> [What to do]
Show each line from the listing that includes the word "chart".
----------
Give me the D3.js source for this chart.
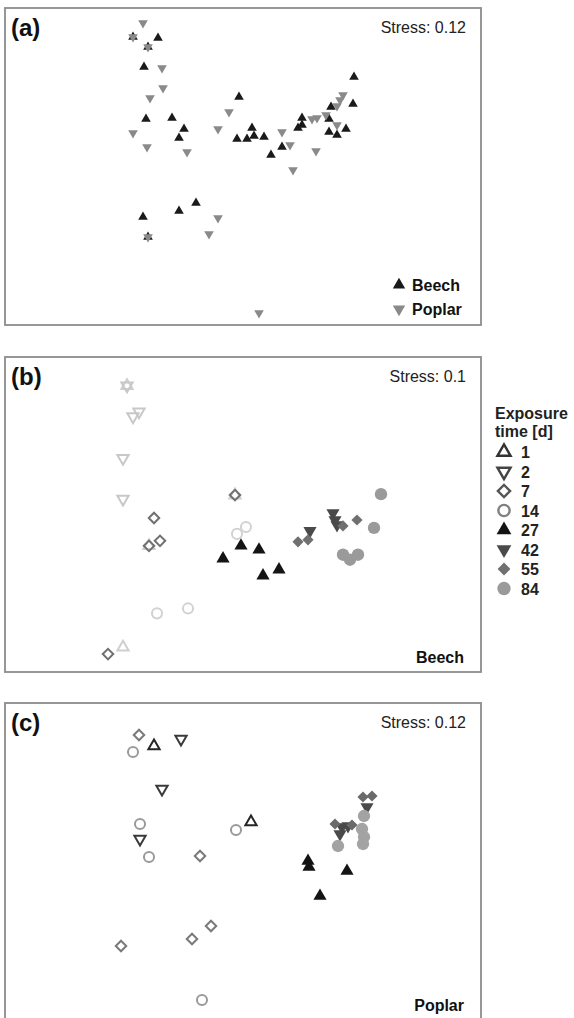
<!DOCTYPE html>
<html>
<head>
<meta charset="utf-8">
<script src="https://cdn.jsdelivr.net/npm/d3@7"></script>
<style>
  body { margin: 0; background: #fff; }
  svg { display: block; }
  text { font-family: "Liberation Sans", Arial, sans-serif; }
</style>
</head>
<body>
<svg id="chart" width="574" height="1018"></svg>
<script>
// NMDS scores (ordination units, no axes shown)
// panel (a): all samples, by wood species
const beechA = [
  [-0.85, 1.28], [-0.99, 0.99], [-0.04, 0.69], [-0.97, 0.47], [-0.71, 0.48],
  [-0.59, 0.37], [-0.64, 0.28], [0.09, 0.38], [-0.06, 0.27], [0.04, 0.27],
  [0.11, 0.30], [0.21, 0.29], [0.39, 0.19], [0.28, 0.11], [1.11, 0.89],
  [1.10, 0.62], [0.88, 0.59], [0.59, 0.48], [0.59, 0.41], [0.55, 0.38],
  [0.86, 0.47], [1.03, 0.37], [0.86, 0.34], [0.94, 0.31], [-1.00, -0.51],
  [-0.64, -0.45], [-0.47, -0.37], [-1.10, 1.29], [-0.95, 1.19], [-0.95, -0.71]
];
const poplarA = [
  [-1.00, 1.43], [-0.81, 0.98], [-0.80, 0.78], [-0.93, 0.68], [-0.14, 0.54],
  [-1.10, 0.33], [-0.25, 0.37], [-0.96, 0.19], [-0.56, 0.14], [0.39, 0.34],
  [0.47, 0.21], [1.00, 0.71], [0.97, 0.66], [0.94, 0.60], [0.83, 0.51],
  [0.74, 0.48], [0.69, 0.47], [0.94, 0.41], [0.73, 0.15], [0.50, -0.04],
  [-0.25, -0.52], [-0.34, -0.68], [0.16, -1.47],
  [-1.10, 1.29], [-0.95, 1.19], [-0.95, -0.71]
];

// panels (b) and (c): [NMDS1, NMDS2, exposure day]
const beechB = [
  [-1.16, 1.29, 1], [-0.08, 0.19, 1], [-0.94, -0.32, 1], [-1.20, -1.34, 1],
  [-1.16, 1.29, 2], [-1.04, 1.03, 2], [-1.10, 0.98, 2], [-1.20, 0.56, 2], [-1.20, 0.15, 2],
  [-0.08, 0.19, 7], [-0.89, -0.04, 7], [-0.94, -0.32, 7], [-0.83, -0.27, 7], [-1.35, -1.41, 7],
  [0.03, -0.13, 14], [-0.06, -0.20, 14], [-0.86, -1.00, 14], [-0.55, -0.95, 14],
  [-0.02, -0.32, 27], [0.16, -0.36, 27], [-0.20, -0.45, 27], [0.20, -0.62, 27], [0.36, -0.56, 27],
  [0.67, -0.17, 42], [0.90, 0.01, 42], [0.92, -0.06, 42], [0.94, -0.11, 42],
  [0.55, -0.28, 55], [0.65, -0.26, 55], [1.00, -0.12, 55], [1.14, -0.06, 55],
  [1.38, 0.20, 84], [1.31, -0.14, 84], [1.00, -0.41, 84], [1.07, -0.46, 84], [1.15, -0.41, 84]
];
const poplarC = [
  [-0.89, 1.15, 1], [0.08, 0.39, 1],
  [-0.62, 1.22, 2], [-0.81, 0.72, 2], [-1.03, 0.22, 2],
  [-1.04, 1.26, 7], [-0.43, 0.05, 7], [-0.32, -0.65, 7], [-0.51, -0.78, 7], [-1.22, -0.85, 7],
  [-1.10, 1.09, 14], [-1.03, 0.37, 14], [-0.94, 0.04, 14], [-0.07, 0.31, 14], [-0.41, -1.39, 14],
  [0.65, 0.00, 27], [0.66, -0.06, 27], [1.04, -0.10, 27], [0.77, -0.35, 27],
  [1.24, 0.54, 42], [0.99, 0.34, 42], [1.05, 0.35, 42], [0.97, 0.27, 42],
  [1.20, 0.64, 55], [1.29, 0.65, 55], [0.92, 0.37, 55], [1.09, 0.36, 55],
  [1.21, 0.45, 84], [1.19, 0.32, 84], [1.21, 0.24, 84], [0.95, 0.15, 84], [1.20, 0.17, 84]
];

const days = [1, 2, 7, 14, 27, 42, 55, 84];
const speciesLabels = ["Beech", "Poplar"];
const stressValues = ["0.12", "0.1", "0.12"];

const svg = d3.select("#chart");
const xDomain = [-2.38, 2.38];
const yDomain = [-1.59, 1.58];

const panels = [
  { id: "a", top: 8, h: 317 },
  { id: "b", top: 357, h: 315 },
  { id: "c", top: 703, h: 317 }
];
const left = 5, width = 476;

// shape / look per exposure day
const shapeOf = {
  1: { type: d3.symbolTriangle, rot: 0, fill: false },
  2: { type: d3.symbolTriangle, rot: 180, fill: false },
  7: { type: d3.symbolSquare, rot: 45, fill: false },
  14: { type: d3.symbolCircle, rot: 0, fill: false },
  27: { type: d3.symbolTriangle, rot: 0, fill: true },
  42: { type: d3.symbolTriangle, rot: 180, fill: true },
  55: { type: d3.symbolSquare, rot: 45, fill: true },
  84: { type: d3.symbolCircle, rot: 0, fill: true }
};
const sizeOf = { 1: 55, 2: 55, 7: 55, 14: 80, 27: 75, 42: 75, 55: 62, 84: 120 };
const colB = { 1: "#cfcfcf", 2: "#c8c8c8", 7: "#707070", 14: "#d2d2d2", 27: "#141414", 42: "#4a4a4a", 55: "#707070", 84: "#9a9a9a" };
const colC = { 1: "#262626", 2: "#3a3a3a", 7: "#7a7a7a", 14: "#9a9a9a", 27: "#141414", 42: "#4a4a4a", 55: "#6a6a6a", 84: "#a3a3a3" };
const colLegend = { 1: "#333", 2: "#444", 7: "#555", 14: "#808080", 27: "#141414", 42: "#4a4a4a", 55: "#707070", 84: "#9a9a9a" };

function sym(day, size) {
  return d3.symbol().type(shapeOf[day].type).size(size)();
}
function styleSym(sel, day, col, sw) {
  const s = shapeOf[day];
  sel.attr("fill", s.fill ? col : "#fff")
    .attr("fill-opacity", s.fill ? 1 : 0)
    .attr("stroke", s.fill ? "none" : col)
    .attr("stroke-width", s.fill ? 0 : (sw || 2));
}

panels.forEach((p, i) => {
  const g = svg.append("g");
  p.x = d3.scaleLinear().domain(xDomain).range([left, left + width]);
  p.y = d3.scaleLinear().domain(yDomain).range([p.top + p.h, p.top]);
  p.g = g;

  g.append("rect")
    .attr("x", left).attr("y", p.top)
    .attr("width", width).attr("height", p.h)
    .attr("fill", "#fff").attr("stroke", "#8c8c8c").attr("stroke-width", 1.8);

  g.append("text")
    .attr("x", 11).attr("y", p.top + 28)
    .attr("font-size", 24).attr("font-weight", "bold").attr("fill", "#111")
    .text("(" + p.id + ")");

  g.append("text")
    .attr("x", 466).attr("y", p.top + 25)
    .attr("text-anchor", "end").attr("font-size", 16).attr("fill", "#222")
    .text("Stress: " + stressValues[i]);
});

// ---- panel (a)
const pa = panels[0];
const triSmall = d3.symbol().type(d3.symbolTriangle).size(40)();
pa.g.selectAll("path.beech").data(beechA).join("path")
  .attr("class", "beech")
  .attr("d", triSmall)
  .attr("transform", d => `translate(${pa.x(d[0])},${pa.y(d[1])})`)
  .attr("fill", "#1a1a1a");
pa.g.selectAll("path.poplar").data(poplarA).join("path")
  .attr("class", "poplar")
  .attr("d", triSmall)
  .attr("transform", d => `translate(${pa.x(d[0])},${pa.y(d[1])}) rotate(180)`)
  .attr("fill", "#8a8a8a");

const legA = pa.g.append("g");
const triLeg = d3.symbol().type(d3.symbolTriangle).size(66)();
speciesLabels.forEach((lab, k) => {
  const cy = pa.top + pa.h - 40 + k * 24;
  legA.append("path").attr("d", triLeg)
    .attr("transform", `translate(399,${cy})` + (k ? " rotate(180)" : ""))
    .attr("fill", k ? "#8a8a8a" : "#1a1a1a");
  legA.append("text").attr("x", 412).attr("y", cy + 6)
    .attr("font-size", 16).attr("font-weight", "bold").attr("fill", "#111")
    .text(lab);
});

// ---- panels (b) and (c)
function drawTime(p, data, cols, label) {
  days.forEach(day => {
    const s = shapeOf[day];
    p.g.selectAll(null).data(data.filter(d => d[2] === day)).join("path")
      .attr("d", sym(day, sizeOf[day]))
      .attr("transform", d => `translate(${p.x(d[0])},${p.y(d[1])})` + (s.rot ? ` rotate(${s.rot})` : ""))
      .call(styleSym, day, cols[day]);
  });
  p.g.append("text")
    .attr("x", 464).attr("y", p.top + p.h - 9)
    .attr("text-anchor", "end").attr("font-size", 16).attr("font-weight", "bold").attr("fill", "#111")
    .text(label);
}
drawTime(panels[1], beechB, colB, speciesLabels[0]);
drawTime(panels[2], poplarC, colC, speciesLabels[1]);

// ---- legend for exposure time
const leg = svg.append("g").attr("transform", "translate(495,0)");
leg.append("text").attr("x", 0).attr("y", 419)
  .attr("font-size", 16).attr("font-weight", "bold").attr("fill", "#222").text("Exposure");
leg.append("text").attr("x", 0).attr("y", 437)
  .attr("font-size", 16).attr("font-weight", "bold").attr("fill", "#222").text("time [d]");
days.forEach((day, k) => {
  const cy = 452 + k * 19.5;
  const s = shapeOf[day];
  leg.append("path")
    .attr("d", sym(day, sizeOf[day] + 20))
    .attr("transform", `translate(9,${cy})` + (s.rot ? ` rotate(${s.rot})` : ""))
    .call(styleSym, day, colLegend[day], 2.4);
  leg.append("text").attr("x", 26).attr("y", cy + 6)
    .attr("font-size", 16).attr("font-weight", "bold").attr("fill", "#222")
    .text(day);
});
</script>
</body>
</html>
----------
> [Expected output]
Give me the D3.js source for this chart.
<svg id="chart" width="574" height="1018"></svg>
const svg = d3.select("#chart");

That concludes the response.